Why Some Brazillian Kids Casually Ask each other: “Do You Know Your Father?” — What That Reveals About Family Instability
In parts of São Paulo and Bahia, we heard a question that stopped us the first time:
“Você conhece seu pai?” — Do you know your father?
It wasn’t asked with cruelty.
It wasn’t asked with surprise.
It was asked like a normal getting-to-know-you question between children.
That’s when we realized: this wasn’t an insult.
It was a reflection of what many kids see around them.
When an Unusual Question Becomes Ordinary
Children ask what feels ordinary in their world.
If many of their classmates:
- Live with single mothers
- Rotate between relatives’ homes
- Have limited or no contact with fathers
- Don’t know the story of how their parents met
Then asking about a father is as normal as asking about a favorite color.
And that reveals something deeper than statistics ever could.
What Children Notice That Adults Ignore
Adults can rationalize family situations.
Children simply observe patterns.
They see:
- Different men appearing and disappearing
- Mothers under stress
- Siblings with different fathers
- Homes run by grandparents, aunts, or neighbors
They learn family instability as a normal pattern before they understand what stability looks like.
Why This Question Hit Our Family
Our children came home and repeated the question.

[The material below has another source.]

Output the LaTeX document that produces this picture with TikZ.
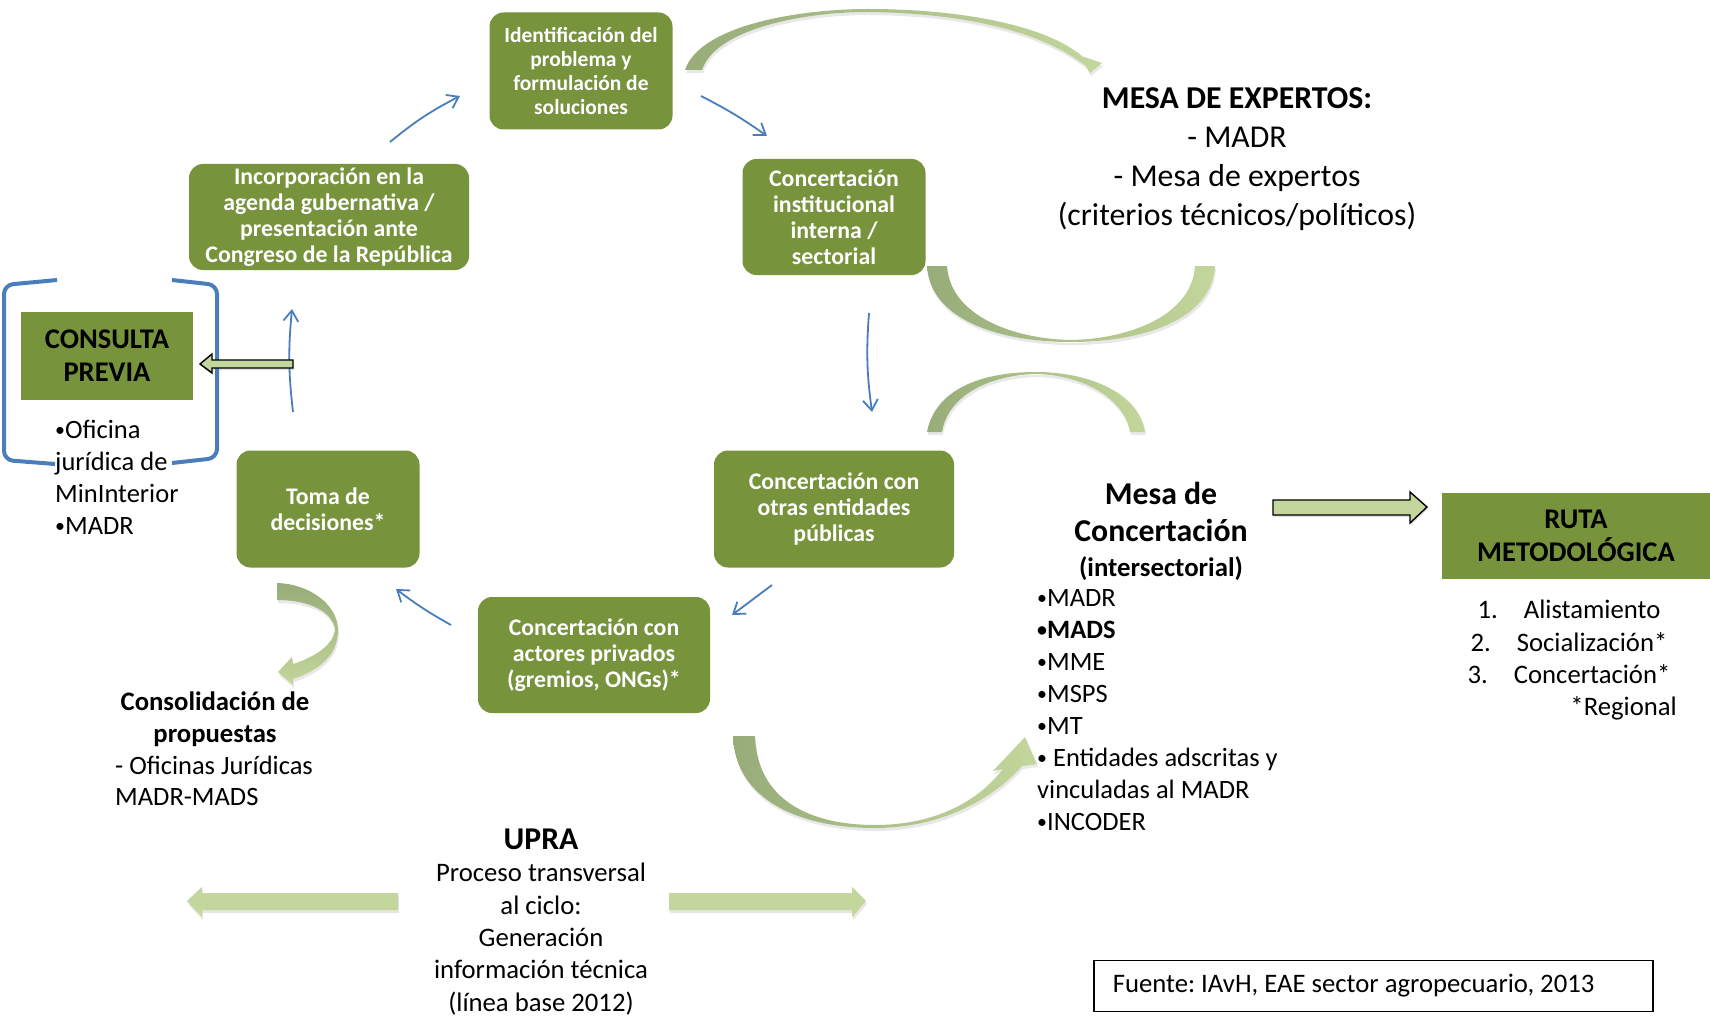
\documentclass[tikz,border=0pt]{standalone}
\usepackage{fontspec}
\setmainfont{Carlito}
\frenchspacing
\usetikzlibrary{arrows.meta,shadows,calc}
\definecolor{oliva}{HTML}{77933C}
\definecolor{verdeclaro}{HTML}{C3D69B}
\definecolor{verdegris}{HTML}{97AC78}
\definecolor{azul}{HTML}{4A7EBB}
\newcommand{\vin}{\raisebox{0.06em}{\scalebox{0.75}{•}}}
\tikzset{
  caja/.style={fill=oliva, rounded corners=14pt, text=white, align=center,
    font=\bfseries\fontsize{23.8}{26}\selectfont, inner sep=0pt},
  titulo/.style={fill=oliva, align=center, font=\bfseries\fontsize{28.5}{33}\selectfont, inner sep=0pt},
  texto/.style={align=left, anchor=west, inner sep=0pt, font=\fontsize{26.5}{32}\selectfont},
  flujo/.style={azul, line width=1.8pt, -{Straight Barb[angle=70:13pt]}},
  curva/.style={left color=verdegris, right color=verdeclaro,
    drop shadow={opacity=0.18, shadow xshift=1pt, shadow yshift=-3pt}},
  bloque/.style={fill=verdeclaro, draw=black, line width=1.4pt,
    drop shadow={opacity=0.25, shadow xshift=1pt, shadow yshift=-2pt}},
  banda/.style={fill=verdeclaro, drop shadow={opacity=0.2, shadow xshift=1pt, shadow yshift=-3pt}}
}

\begin{document}
\begin{tikzpicture}[x=1pt,y=-1pt]
    \useasboundingbox[fill=white] (0,0) rectangle (1710,1019);

    % ciclo
    \node[caja, font=\bfseries\fontsize{21.5}{23.7}\selectfont, minimum width=183pt, minimum height=117pt] (ident) at (581,71) {Identificación del\\problema y\\formulación de\\soluciones};
    \node[caja, minimum width=280pt, minimum height=106pt] (incorp) at (329,217) {Incorporación en la\\agenda gubernativa /\\presentación ante\\Congreso de la República};
    \node[caja, minimum width=183pt, minimum height=116pt] (instit) at (834,217) {Concertación\\institucional\\interna /\\sectorial};
    \node[caja, minimum width=240pt, minimum height=117pt] (publicas) at (834,509) {Concertación con\\otras entidades\\públicas};
    \node[caja, minimum width=183pt, minimum height=117pt] (toma) at (328,509) {Toma de\\decisiones*};
    \node[caja, minimum width=232pt, minimum height=116pt] (privados) at (594,655) {Concertación con\\actores privados\\(gremios, ONGs)*};

    \coordinate (a1) at (390,142); \coordinate (b1) at (460,96);
    \coordinate (a2) at (701,96);  \coordinate (b2) at (767,136);
    \coordinate (a3) at (869,313); \coordinate (b3) at (872,412);
    \coordinate (a4) at (772,585); \coordinate (b4) at (732,615);
    \coordinate (a5) at (451,625); \coordinate (b5) at (396,589);
    \coordinate (a6) at (293,412); \coordinate (b6) at (292,309);
    \draw[flujo] (a1) to[bend left=6] (b1);
    \draw[flujo] (a2) to[bend left=4] (b2);
    \draw[flujo] (a3) to[bend right=6] (b3);
    \draw[flujo] (a4) to (b4);
    \draw[flujo] (a5) to[bend left=4] (b5);
    \draw[flujo] (a6) to[bend left=6] (b6);

    % consulta previa
    \draw[azul, line width=4pt, rounded corners=9pt] (57,280) -- (4,285) -- (4,460) -- (55,464);
    \draw[azul, line width=4pt, rounded corners=9pt] (172,280) -- (217,285) -- (217,458) -- (172,463);
    \node[titulo, minimum width=172pt, minimum height=88pt] (consulta) at (107,356) {CONSULTA\\PREVIA};
    \node[texto] (oficina) at (55,477) {\vin Oficina\\jurídica de\\MinInterior\\\vin MADR};
    \draw[bloque] (293,360) -- (212,360) -- (212,354) -- (200,364) -- (212,373) -- (212,368) -- (293,368) -- cycle;

    % mesa de expertos
    \node[align=center, font=\fontsize{31.8}{39}\selectfont] (expertos) at (1237,159) {\textbf{MESA DE EXPERTOS:}\\- MADR\\- Mesa de expertos\\(criterios técnicos/políticos)};
    \path[curva] (685,70) .. controls (700,25) and (800,9) .. (868,9) .. controls (960,9) and (1045,25) .. (1082,56)
      -- (1075,54) -- (1102,63) -- (1090,73) -- (1086,66) .. controls (1040,30) and (960,13) .. (868,12)
      .. controls (800,12) and (715,30) .. (702,70) -- cycle;
    \path[curva] (927,266) .. controls (930,320) and (1000,342) .. (1071,342) .. controls (1142,342) and (1212,320) .. (1215,266)
      -- (1195,266) .. controls (1192,315) and (1130,339) .. (1071,340) .. controls (1012,339) and (950,315) .. (947,266) -- cycle;

    % mesa de concertacion
    \path[curva] (927,432) .. controls (935,390) and (980,372) .. (1036,372) .. controls (1092,372) and (1140,395) .. (1145,432)
      -- (1130,432) .. controls (1125,400) and (1085,375) .. (1036,374) .. controls (990,375) and (948,395) .. (942,432) -- cycle;
    \path[curva] (733,736) .. controls (735,800) and (800,828) .. (875,828) .. controls (940,828) and (992,800) .. (1022,766)
      -- (1037,764) -- (1025,737) -- (993,771) -- (1003,769) .. controls (975,805) and (930,825) .. (875,825)
      .. controls (810,825) and (757,800) .. (755,736) -- cycle;
    \node[align=center, font=\bfseries\fontsize{31.8}{37.5}\selectfont] (mesa) at (1161,531) {Mesa de\\Concertación\\[-3pt]{\fontsize{26.8}{30}\selectfont(intersectorial)}};
    \node[texto] (entidades) at (1037,710) {\vin MADR\\\textbf{\vin MADS}\\\vin MME\\\vin MSPS\\\vin MT\\\vin{} Entidades adscritas y\\vinculadas al MADR\\\vin INCODER};
    \draw[bloque] (1273,500) -- (1410,500) -- (1410,492) -- (1427,507) -- (1410,523) -- (1410,515) -- (1273,515) -- cycle;

    % ruta metodologica
    \node[titulo, minimum width=268pt, minimum height=86pt] (ruta) at (1576,536) {RUTA\\METODOLÓGICA};
    \node[align=center, font=\fontsize{26.7}{32.4}\selectfont] (pasos) at (1569,642) {1.\hspace{26pt}Alistamiento\\2.\hspace{26pt}Socialización*\\3.\hspace{26pt}Concertación*};
    \node[anchor=east, inner sep=0pt, font=\fontsize{26.7}{32}\selectfont] (regional) at (1677,708) {*Regional};

    % consolidacion
    \path[curva, top color=verdegris, bottom color=verdeclaro] (277,583) .. controls (310,584) and (338,605) .. (338,630)
      .. controls (338,655) and (320,670) .. (293,679) -- (293,685) -- (278,672) -- (292,657) -- (293,664)
      .. controls (315,657) and (333,645) .. (335,630) .. controls (333,612) and (310,600) .. (277,600) -- cycle;
    \node[align=center, font=\bfseries\fontsize{26.7}{32.5}\selectfont] (consol) at (215,719) {Consolidación de\\propuestas};
    \node[texto, font=\fontsize{26.5}{31.5}\selectfont] (juridicas) at (115,781) {- Oficinas Jurídicas\\MADR-MADS};

    % upra
    \node[align=center, font=\fontsize{26.7}{32.3}\selectfont] (upra) at (541,922) {{\bfseries\fontsize{31.7}{36}\selectfont UPRA}\\Proceso transversal\\al ciclo:\\Generación\\información técnica\\(línea base 2012)};
    \path[banda] (398,893) -- (202,893) -- (202,887) -- (187,901) -- (202,917) -- (202,910) -- (398,910) -- cycle;
    \path[banda] (669,893) -- (852,893) -- (852,887) -- (866,901) -- (852,917) -- (852,910) -- (669,910) -- cycle;

    \node[draw=black, line width=1.5pt, anchor=west, inner xsep=19pt, inner ysep=0pt,
      minimum height=51pt, font=\fontsize{26.7}{29}\selectfont] (fuente) at (1093,986) {\makebox[521pt][l]{Fuente: IAvH, EAE sector agropecuario, 2013}};
\end{tikzpicture}
\end{document}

That’s when we understood the environment they were absorbing.
Not through media. Not through lectures.
Through playground conversations.
It forced us to have intentional talks at home about:
- What a father is
- Why family unity matters
- Why our family works the way it does
Because if you don’t define family inside the home, the environment defines it for your children.
The Link to Relationship Culture
In communities where:
- Early relationships are common
- Long-term commitment is rare
- Welfare systems unintentionally support fragmented homes
- Cultural pressure for stable marriage is weak
Children grow up assuming fathers are optional, temporary, or unknown.
Not because they dislike fathers.
Because they rarely see consistent ones.
Why This Matters More Than People Think
A child who grows up without a clear picture of fatherhood:
- Has no model for future relationships
- Struggles to understand commitment
- Normalizes instability
- Repeats the pattern unknowingly
This is how cycles continue without anyone planning them.
What We Had to Reinforce at Home
We realized we had to be extremely visible as parents:
- Speaking kindly to each other
- Showing unity
- Being present together
- Letting our children see what stability looks like
Because their environment was showing them the opposite.
The Hidden Truth
Children are not asking this question to be rude.
They are asking because in their world, not knowing your father is common enough to be normal.
And when something that serious becomes normal, society has a deeper issue than it realizes.
FAQ
Do children really ask this casually?
Yes. In some communities, it’s a normal question reflecting common family patterns.
Why is this concerning?
Because children normalize father absence before they understand what stable family structure looks like.
What did the Trott Bailey family do?
Intentionally modeled visible unity and had clear conversations about family structure at home.